Wacker, who had boarded a ferry at Zeebrugge with his lorry, closed the only air vent to the refrigerated container when the ferry left the port and "sealed the fate" of the 58 men and women.

They had about five hours of oxygen for a journey that would take more than six, and, as they suffocated, Wacker ate a meal of roast lamb and rice and watched television on an upper deck.

In their final minutes in the back of the lorry, the group gave up banging on the walls and calling out for help, and panic gave way to resignation. Piecing together what happened next, Kent Police said in a harrowing statement: "They settled down, held hands and ate tomatoes because in China it is believed that you should not die on an empty stomach. You should not be a hungry ghost."

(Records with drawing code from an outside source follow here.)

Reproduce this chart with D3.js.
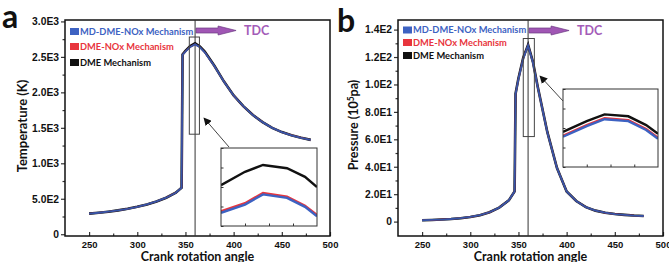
<!DOCTYPE html>
<html>
<head>
<meta charset="utf-8">
<script src="https://cdn.jsdelivr.net/npm/d3@7"></script>
<style>
  body { margin: 0; background: #fff; }
  svg { display: block; font-family: Lato, "Open Sans", sans-serif; font-weight: bold; }
</style>
</head>
<body>
<svg id="chart" width="669" height="262"></svg>
<script>
// crank angle samples (deg)
const angles = [250, 260, 270, 280, 290, 300, 310, 320, 330, 340, 346, 347, 350, 355, 360, 365, 370, 380, 390, 400, 410, 420, 430, 440, 450, 460, 470, 480];

// temperature (K)
const tempMD  = [290, 303, 318, 336, 358, 386, 420, 462, 515, 585, 655, 2530, 2575, 2640, 2676, 2635, 2565, 2370, 2150, 1955, 1805, 1680, 1580, 1500, 1440, 1395, 1360, 1330];
const tempNOx = [290, 303, 318, 336, 358, 386, 420, 462, 515, 585, 655, 2530, 2576, 2641, 2677, 2636, 2566, 2370, 2150, 1955, 1805, 1680, 1580, 1500, 1440, 1395, 1360, 1330];
const tempDME = [290, 303, 318, 336, 358, 386, 420, 462, 515, 585, 655, 2534, 2584, 2652, 2691, 2648, 2574, 2374, 2152, 1956, 1805, 1680, 1580, 1500, 1440, 1395, 1360, 1330];

// pressure (10^5 Pa)
const presMD  = [1.0, 1.2, 1.5, 1.9, 2.5, 3.4, 4.7, 6.8, 10.2, 15.5, 22, 93, 104, 119, 128.4, 116, 98, 65, 39, 22, 15, 10.5, 8, 6.5, 5.5, 4.9, 4.4, 4.1];
const presNOx = [1.0, 1.2, 1.5, 1.9, 2.5, 3.4, 4.7, 6.8, 10.2, 15.5, 22, 93, 104.1, 119.1, 128.5, 116.1, 98.1, 65, 39, 22, 15, 10.5, 8, 6.5, 5.5, 4.9, 4.4, 4.1];
const presDME = [1.0, 1.2, 1.5, 1.9, 2.5, 3.4, 4.7, 6.8, 10.2, 15.5, 22, 93.3, 104.5, 119.6, 128.9, 116.5, 98.4, 65.2, 39.1, 22, 15, 10.5, 8, 6.5, 5.5, 4.9, 4.4, 4.1];

// zoomed insets near TDC
const insetAngles = [356, 358, 359.5, 361.5, 363, 364];
const insetTempMD  = [2666.8, 2671.0, 2676.2, 2674.4, 2669.8, 2665.0];
const insetTempNOx = [2667.5, 2671.7, 2676.9, 2675.1, 2670.4, 2665.7];
const insetTempDME = [2680.9, 2687.8, 2691.3, 2689.6, 2685.2, 2680.0];
const insetPresMD  = [127.1, 128.2, 128.9, 128.7, 127.8, 126.9];
const insetPresNOx = [127.2, 128.3, 129.0, 128.8, 127.9, 127.0];
const insetPresDME = [127.6, 128.7, 129.4, 129.2, 128.3, 127.4];

const xTicks = [250, 300, 350, 400, 450, 500];
const tempTicks = [0, 500, 1000, 1500, 2000, 2500, 3000];
const tempTickLabels = ['0', '5.0E2', '1.0E3', '1.5E3', '2.0E3', '2.5E3', '3.0E3'];
const presTicks = [0, 20, 40, 60, 80, 100, 120, 140];
const presTickLabels = ['0', '2.0E1', '4.0E1', '6.0E1', '8.0E1', '1.0E2', '1.2E2', '1.4E2'];
const legendNames = ['MD-DME-NOx Mechanism', 'DME-NOx Mechanism', 'DME Mechanism'];
const tdcAngle = 360;

const colors = { md: '#3455a8', nox: '#e8353d', dme: '#111111' };
const legendColors = ['#3d62c2', colors.nox, colors.dme];

let svg = d3.select('#chart');

let defs = svg.append('defs');
defs.append('marker')
  .attr('id', 'head')
  .attr('viewBox', '0 0 10 10')
  .attr('refX', 9).attr('refY', 5)
  .attr('markerWidth', 8).attr('markerHeight', 8)
  .attr('markerUnits', 'userSpaceOnUse')
  .attr('orient', 'auto')
  .append('path').attr('d', 'M0,0 L10,5 L0,10 Z').attr('fill', '#111');

function drawPanel(cfg) {
  let x = d3.scaleLinear().domain([225, 500]).range([cfg.left, cfg.right]);
  let y = d3.scaleLinear().domain(cfg.yDomain).range([236, 20]);
  let g = svg.append('g');

  // x axis: ticks inward, minor every 25
  let xAxis = d3.axisBottom(x).tickValues(xTicks).tickSize(-4).tickPadding(5).tickFormat(d3.format('d'));
  let xMinor = d3.axisBottom(x).tickValues(d3.range(275, 500, 50)).tickSize(-2.5).tickFormat('');
  g.append('g').attr('transform', 'translate(0,236)').call(xMinor);
  g.append('g').attr('class', 'xaxis').attr('transform', 'translate(0,236)').call(xAxis);

  // y axis: ticks outward
  let yAxis = d3.axisLeft(y).tickValues(cfg.ticks).tickSize(4).tickPadding(2)
    .tickFormat((d, i) => cfg.tickLabels[i]);
  let yMinor = d3.axisLeft(y).tickValues(cfg.minor).tickSize(2.5).tickFormat('');
  g.append('g').attr('transform', 'translate(' + cfg.left + ',0)').call(yMinor);
  g.append('g').attr('class', 'yaxis').attr('transform', 'translate(' + cfg.left + ',0)').call(yAxis);

  g.selectAll('.domain').remove();
  g.selectAll('.tick line').attr('stroke', '#111').attr('stroke-width', 1.2);
  g.selectAll('.xaxis .tick text').attr('fill', '#111').style('font-size', '9.5px').style('font-weight', 'bold');
  g.selectAll('.yaxis .tick text').attr('fill', '#111').style('font-size', '10.3px').style('font-weight', 'bold');

  g.append('rect')
    .attr('x', cfg.left).attr('y', 20)
    .attr('width', cfg.right - cfg.left).attr('height', 216)
    .attr('fill', 'none').attr('stroke', '#111').attr('stroke-width', 1.5);

  // TDC line
  g.append('line')
    .attr('x1', x(tdcAngle)).attr('x2', x(tdcAngle))
    .attr('y1', 20).attr('y2', 236)
    .attr('stroke', '#333').attr('stroke-width', 1);

  let line = d3.line().x((d, i) => x(angles[i])).y(d => y(d));
  g.append('path').attr('d', line(cfg.dme)).attr('fill', 'none').attr('stroke', colors.dme).attr('stroke-width', 2.6);
  g.append('path').attr('d', line(cfg.nox)).attr('fill', 'none').attr('stroke', colors.nox).attr('stroke-width', 1.4);
  g.append('path').attr('d', line(cfg.md)).attr('fill', 'none').attr('stroke', colors.md).attr('stroke-width', 1.8);

  // zoom marker rectangle
  g.append('rect')
    .attr('x', x(cfg.markX[0])).attr('y', y(cfg.markY[1]))
    .attr('width', x(cfg.markX[1]) - x(cfg.markX[0]))
    .attr('height', y(cfg.markY[0]) - y(cfg.markY[1]))
    .attr('fill', 'none').attr('stroke', '#444').attr('stroke-width', 1);

  // legend
  legendNames.forEach(function (name, i) {
    let ly = cfg.legendY[i];
    g.append('rect').attr('x', cfg.left + 5).attr('y', ly - 3.5).attr('width', 9).attr('height', 7).attr('fill', legendColors[i]);
    g.append('text').attr('x', cfg.left + 15).attr('y', ly + 3.3)
      .attr('fill', legendColors[i]).style('font-size', '9.3px').text(name);
  });

  // TDC arrow
  let ax = x(tdcAngle) + 1, ay = 30.5;
  g.append('path')
    .attr('d', 'M' + ax + ',' + (ay - 2.5) + ' h22 v-2 l18,4.5 l-18,4.5 v-2 h-22 Z')
    .attr('fill', '#a056b4').attr('stroke', '#6b3a83').attr('stroke-width', 0.7);
  g.append('text').attr('x', ax + 48).attr('y', ay + 4.5)
    .attr('fill', '#a35cb8').style('font-size', '12.5px').text('TDC');

  // inset
  let ib = cfg.inset;
  let ix = d3.scaleLinear().domain([356, 364]).range([ib.x0, ib.x1]);
  let iy = d3.scaleLinear().domain(cfg.insetDomain).range([ib.y1, ib.y0]);
  let clipId = 'clip' + cfg.name;
  defs.append('clipPath').attr('id', clipId).append('rect')
    .attr('x', ib.x0).attr('y', ib.y0).attr('width', ib.x1 - ib.x0).attr('height', ib.y1 - ib.y0);
  g.append('rect').attr('x', ib.x0).attr('y', ib.y0).attr('width', ib.x1 - ib.x0).attr('height', ib.y1 - ib.y0)
    .attr('fill', '#fff');
  let ig = g.append('g').attr('clip-path', 'url(#' + clipId + ')');
  let iline = d3.line().x((d, i) => ix(insetAngles[i])).y(d => iy(d));
  ig.append('path').attr('d', iline(cfg.insetDme)).attr('fill', 'none').attr('stroke', colors.dme).attr('stroke-width', 2.4);
  ig.append('path').attr('d', iline(cfg.insetNox)).attr('fill', 'none').attr('stroke', colors.nox).attr('stroke-width', 2.4);
  ig.append('path').attr('d', iline(cfg.insetMd)).attr('fill', 'none').attr('stroke', '#3d62c2').attr('stroke-width', 2.4);
  g.append('g').attr('transform', 'translate(0,' + ib.y1 + ')')
    .call(d3.axisBottom(ix).tickValues([358, 360, 362]).tickSize(-2.5).tickFormat(''))
    .call(s => s.select('.domain').remove());
  g.append('g').attr('transform', 'translate(' + ib.x0 + ',0)')
    .call(d3.axisLeft(iy).ticks(4).tickSize(-2.5).tickFormat(''))
    .call(s => s.select('.domain').remove());
  g.selectAll('.tick line').attr('stroke', '#333');
  g.append('rect').attr('x', ib.x0).attr('y', ib.y0).attr('width', ib.x1 - ib.x0).attr('height', ib.y1 - ib.y0)
    .attr('fill', 'none').attr('stroke', '#333').attr('stroke-width', 1);

  // pointer from inset to marker
  g.append('line')
    .attr('x1', cfg.pointer[0]).attr('y1', cfg.pointer[1])
    .attr('x2', cfg.pointer[2]).attr('y2', cfg.pointer[3])
    .attr('stroke', '#444').attr('stroke-width', 1)
    .attr('marker-end', 'url(#head)');

  // titles
  g.append('text')
    .attr('x', (cfg.left + cfg.right) / 2).attr('y', 260.5)
    .attr('text-anchor', 'middle').attr('fill', '#111').style('font-size', '12.5px')
    .text('Crank rotation angle');
  let yt = g.append('text')
    .attr('transform', 'translate(' + cfg.titleX + ',' + cfg.titleY + ') rotate(-90)')
    .attr('text-anchor', 'middle').attr('fill', '#111').style('font-size', cfg.titleSize);
  cfg.yTitle(yt);

  g.append('text').attr('x', cfg.labelPos[0]).attr('y', cfg.labelPos[1])
    .attr('fill', '#111').style('font-size', '32px').text(cfg.name);
}

drawPanel({
  name: 'a', left: 65, right: 330,
  yDomain: [-25, 3020], ticks: tempTicks, tickLabels: tempTickLabels,
  minor: d3.range(250, 3000, 500),
  md: tempMD, nox: tempNOx, dme: tempDME,
  markX: [354, 364.5], markY: [1410, 2780],
  legendY: [31.5, 46.5, 62.5],
  inset: { x0: 221, x1: 317, y0: 148, y1: 226 },
  insetDomain: [2660, 2700],
  insetMd: insetTempMD, insetNox: insetTempNOx, insetDme: insetTempDME,
  pointer: [229, 147, 204, 118],
  titleX: 27, titleY: 126, titleSize: '13px',
  yTitle: t => t.text('Temperature (K)'),
  labelPos: [2, 28]
});

drawPanel({
  name: 'b', left: 398, right: 663,
  yDomain: [-10.5, 147], ticks: presTicks, tickLabels: presTickLabels,
  minor: d3.range(10, 140, 20),
  md: presMD, nox: presNOx, dme: presDME,
  markX: [355, 366.5], markY: [62, 133.5],
  legendY: [30, 42.5, 55.5],
  inset: { x0: 563, x1: 658, y0: 89, y1: 167 },
  insetDomain: [124, 132],
  insetMd: insetPresMD, insetNox: insetPresNOx, insetDme: insetPresDME,
  pointer: [563, 101, 540, 76],
  titleX: 358, titleY: 125, titleSize: '12.5px',
  yTitle: t => {
    t.append('tspan').text('Pressure (10');
    t.append('tspan').attr('dy', -4).style('font-size', '8.5px').text('5');
    t.append('tspan').attr('dy', 4).text('pa)');
  },
  labelPos: [337, 32]
});
</script>
</body>
</html>
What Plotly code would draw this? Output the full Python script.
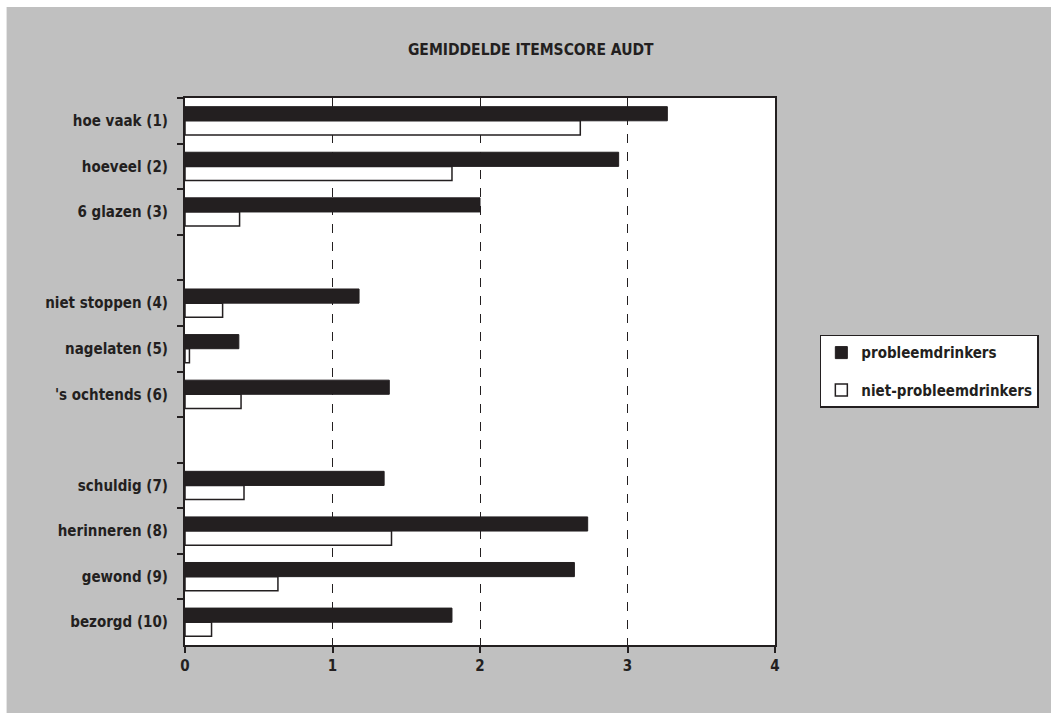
import plotly.graph_objects as go

categories = ["hoe vaak (1)", "hoeveel (2)", "6 glazen (3)", " ",
              "niet stoppen (4)", "nagelaten (5)", "'s ochtends (6)", "  ",
              "schuldig (7)", "herinneren (8)", "gewond (9)", "bezorgd (10)"]
probleem = [3.27, 2.94, 2.00, None, 1.18, 0.365, 1.385, None, 1.35, 2.73, 2.64, 1.81]
niet_probleem = [2.68, 1.81, 0.37, None, 0.255, 0.03, 0.38, None, 0.40, 1.40, 0.63, 0.18]
x_ticks = [0, 1, 2, 3, 4]
title_text = "GEMIDDELDE ITEMSCORE AUDT"

FONT = "DejaVu Sans Condensed, Liberation Sans Narrow, Arial Narrow, sans-serif"
INK = "#231f20"

fig = go.Figure()
fig.add_trace(go.Bar(y=categories, x=probleem, orientation="h", name="probleemdrinkers",
                     legendgroup="a",
                     marker=dict(color=INK, line=dict(color=INK, width=1))))
fig.add_trace(go.Bar(y=categories, x=niet_probleem, orientation="h", name="niet-probleemdrinkers",
                     legendgroup="b",
                     marker=dict(color="white", line=dict(color=INK, width=1.5))))

# grey panel; thin white border remains at top and left like the reference
fig.add_shape(type="rect", xref="paper", yref="paper",
              x0=-0.3024, x1=1.48, y0=-0.14, y1=1.1664,
              fillcolor="#c0c0c0", line=dict(width=0), layer="below")
# white plot area on top of the grey panel
fig.add_shape(type="rect", xref="paper", yref="paper",
              x0=0, x1=1, y0=0, y1=1,
              fillcolor="white", line=dict(width=0), layer="below")

fig.update_layout(
    width=1051, height=713,
    paper_bgcolor="white", plot_bgcolor="white",
    margin=dict(l=185, r=274, t=98, b=68),
    barmode="group", bargap=0.38, bargroupgap=0,
    font=dict(family=FONT, size=14, color=INK, weight="bold"),
    title=dict(text=title_text, x=0.505, xanchor="center", y=0.93, yanchor="middle",
               font=dict(family=FONT, size=15.5, color=INK, weight="bold")),
    legend=dict(x=1.076, y=0.567, xanchor="left", yanchor="top",
                bgcolor="white", bordercolor=INK, borderwidth=1.5,
                font=dict(family=FONT, size=15, color=INK, weight="bold"),
                itemwidth=30, tracegroupgap=15),
    showlegend=True,
    hovermode=False,
)
fig.update_xaxes(range=[0, 4], tickvals=x_ticks, ticktext=[str(v) for v in x_ticks],
                 showgrid=True, gridcolor=INK, griddash="dash", gridwidth=1,
                 showline=True, linecolor=INK, linewidth=2, mirror=True,
                 ticks="outside", ticklen=6, tickcolor=INK, tickwidth=2,
                 tickfont=dict(family=FONT, size=15, color=INK, weight="bold"),
                 zeroline=False, fixedrange=True)
fig.update_yaxes(autorange="reversed", type="category", tickson="boundaries",
                 showgrid=False, showline=True, linecolor=INK, linewidth=2, mirror=True,
                 ticks="outside", ticklen=6, tickcolor=INK, tickwidth=2,
                 tickfont=dict(family=FONT, size=15, color=INK, weight="bold"),
                 ticklabelstandoff=12, fixedrange=True)

fig.write_html("out.html", config={"displayModeBar": False},
               post_script="document.body.style.margin='0';document.body.style.overflow='hidden';")
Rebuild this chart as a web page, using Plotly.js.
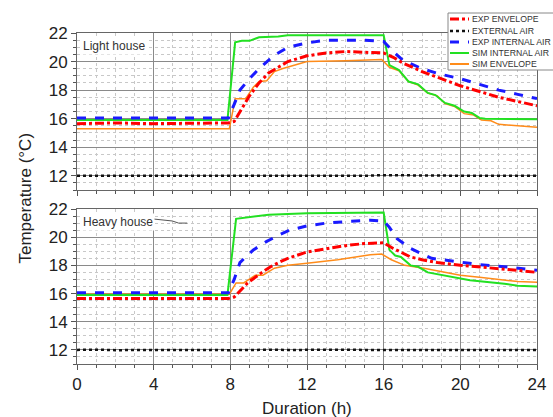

Wacker would have been paid about 1,000 guilders (£300 sterling) for transporting each immigrant, about £17,500 in total. But that was only a fraction of the £1.2 million the immigrants paid to the Chinese Snakehead gang to smuggle them from China to Europe with the promise of a better life.

The immigrants had paid the gang deposits of up to 10,000 RMB (about £10,000) which in the case of one of the survivors, Mr Ke Su Di, was the equivalent of 10 months' wages. The remaining payment of 20,000RMB was payable on arrival in Britain, with the explicit threat of violence against them or their families if they did not come up with the money.

Passing sentence on Wacker and Guo, Mr Justice Moses said people involved in human trafficking were committing a serious, organised crime: "They demonstrate cynical exploitation of those that do not know better or those that want to better themselves."

Speaking at a press conference after the verdict, one of the Kent Police officers who led the eight-month investigation, Det Chief Insp Bob Nelson, said Wacker was "much more than a driver" and knew he was carrying a human cargo. Pouring scorn on the Snakeheads with their promises of a life of "fast cars and large houses", Mr Nelson said they were motivated by one thing, money.